Nations that provide bilateral or multilateral assistance to Pakistan might also be asked to make pledges before Pakistan’s national elections that, if future Pakistani leaders break these pledges, economic and military assistance would be suspended.  Only humanitarian assistance would be unaffected if future Pakistani leaders again seek to undermine an independent judiciary.  Because these pledges would be undertaken voluntarily, and because the purpose of these pledges would be to strengthen, not undermine, Pakistan’s independence, these reinforcing commitments would not intrude upon Pakistan’s sovereign rights.  In order to demonstrate non-interference in the internal affairs of Pakistan, this initiative would need to come from judicial and legal bodies within the country. 

Second, the continuation of a “winner take all” approach to domestic politics increases the probability that Pakistan’s domestic violence and internal security dilemmas will grow. These divisions can badly impair Pakistan’s ability to address the upsurge in domestic violence, much of which appears to be connected to the presence on Pakistani soil of those who do not accept the writ of the state. 

Only a government that respects political diversity can tackle the sources of domestic unrest and violence in a sustained, effective way.  A mechanism exists to bridge civil-military divisions and to provide sufficient political backing to deal with Pakistan’s security dilemmas.  This mechanism is controversial and currently dysfunctional.  It is called the National Security CouncilThis mechanism could provide a necessary role for the political opposition to weigh in on national security decisions. 

We would not presume to suggest what modifications would be required for this mechanism to fulfill its potential.  This, too, might be a worthy topic of discussion and agreement among Pakistan’s political and military leaders.  Prior agreement on the composition, functions, and decision-making of a National Security Council could help ease the strains that lie ahead. 

Third, to help promote free and fair elections and the subsequent formation of a representative government, all major parties within Pakistan might agree in advance to invite election monitors from all nations that wish to help in this regard.  This proposal would entail no imposition or infringement of Pakistani sovereignty, since the purpose of election monitors from countries that wish Pakistan well in the West, the Islamic world, and elsewhere, would be narrowly confined to clarifying what all of Pakistan’s leaders insist that they want – free and fair elections.  The only imposition that would result from voluntarily inviting election monitors to enter Pakistan would be placed on those who wish to manipulate the polls.

Pakistan’s divisions will persist, and may well grow after the votes are counted.  These divisions can badly impair Pakistan’s ability to address internal security concerns.  The compacts discussed above could help reduce domestic friction resulting from political jockeying, but other sources of violence are likely to continue unabated.
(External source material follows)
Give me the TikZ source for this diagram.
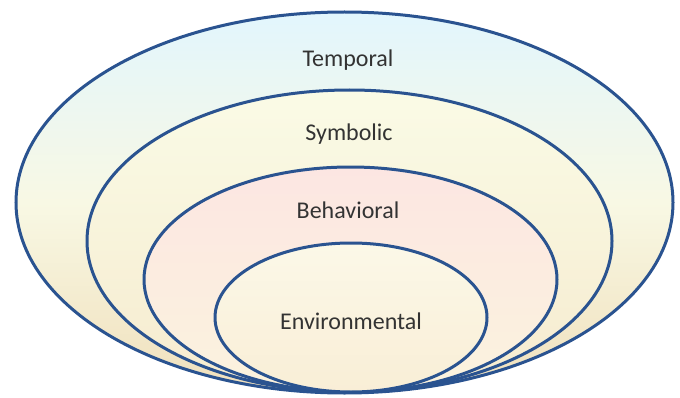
\documentclass[tikz,border=0pt]{standalone}
\usepackage{fontspec}
\setmainfont{Carlito}
\definecolor{ringline}{HTML}{2A5390}
\definecolor{txt}{HTML}{333333}
\definecolor{cyanT}{HTML}{E2F6FD}
\definecolor{tanB}{HTML}{F0E0BC}
\definecolor{creamM}{HTML}{F8F8E4}
\definecolor{creamT}{HTML}{FAFBE6}
\definecolor{creamB}{HTML}{F6EBCF}
\definecolor{pinkT}{HTML}{FCE6E2}
\definecolor{pinkB}{HTML}{FBF3DE}
\definecolor{innerT}{HTML}{FBF8E8}
\definecolor{innerB}{HTML}{F9EED6}
\begin{document}
\begin{tikzpicture}[x=1pt,y=1pt,
  ring/.style={draw=ringline,line width=3pt},
  lab/.style={font=\fontsize{24}{28}\selectfont,text=txt,inner sep=0pt}]
\useasboundingbox (0,0) rectangle (680,397);
% outer
\shade[top color=cyanT,bottom color=tanB,middle color=creamM] (344.5,194.5) ellipse [x radius=328.5,y radius=190.5];
\draw[ring] (344.5,194.5) ellipse [x radius=328.5,y radius=190.5];
% second
\shade[top color=creamT,bottom color=creamB] (349.5,156) ellipse [x radius=262.5,y radius=151];
\draw[ring] (349.5,156) ellipse [x radius=262.5,y radius=151];
% third
\shade[top color=pinkT,bottom color=pinkB] (350.5,117.5) ellipse [x radius=206.5,y radius=112.5];
\draw[ring] (350.5,117.5) ellipse [x radius=206.5,y radius=112.5];
% fourth
\shade[top color=innerT,bottom color=innerB] (351,79.5) ellipse [x radius=136,y radius=74.5];
\draw[ring] (351,79.5) ellipse [x radius=136,y radius=74.5];
% labels
\node[lab] (temporal) at (348,337) {Temporal};
\node[lab] (symbolic) at (349,263) {Symbolic};
\node[lab] (behavioral) at (348,187) {Behavioral};
\node[lab] (environmental) at (351,76) {Environmental};
\end{tikzpicture}
\end{document}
Pakistan’s well-being, domestic tranquility and economic growth depend on reclaiming the nation’s right to make and enforce its own laws. Put another way, prosecuting extremists is not a favor that Pakistan does for the United States.  It is an obligation that Pakistani leaders undertake for the well-being of their country.

We understand that some might view these suggestions as unwarranted infringements on Pakistan’s national prerogatives.  Our intention is just the opposite.  We view these ideas as ways for Pakistan to become more in control of its own future.  If these ideas are seen as having merit, they may be favorably considered by Pakistan’s civil society and by political and military leaders.  If our ideas are deemed to be unrealistic or if they interfere with other agendas, they will have little weight.  Either way, the future of Pakistan lies in Pakistani hands.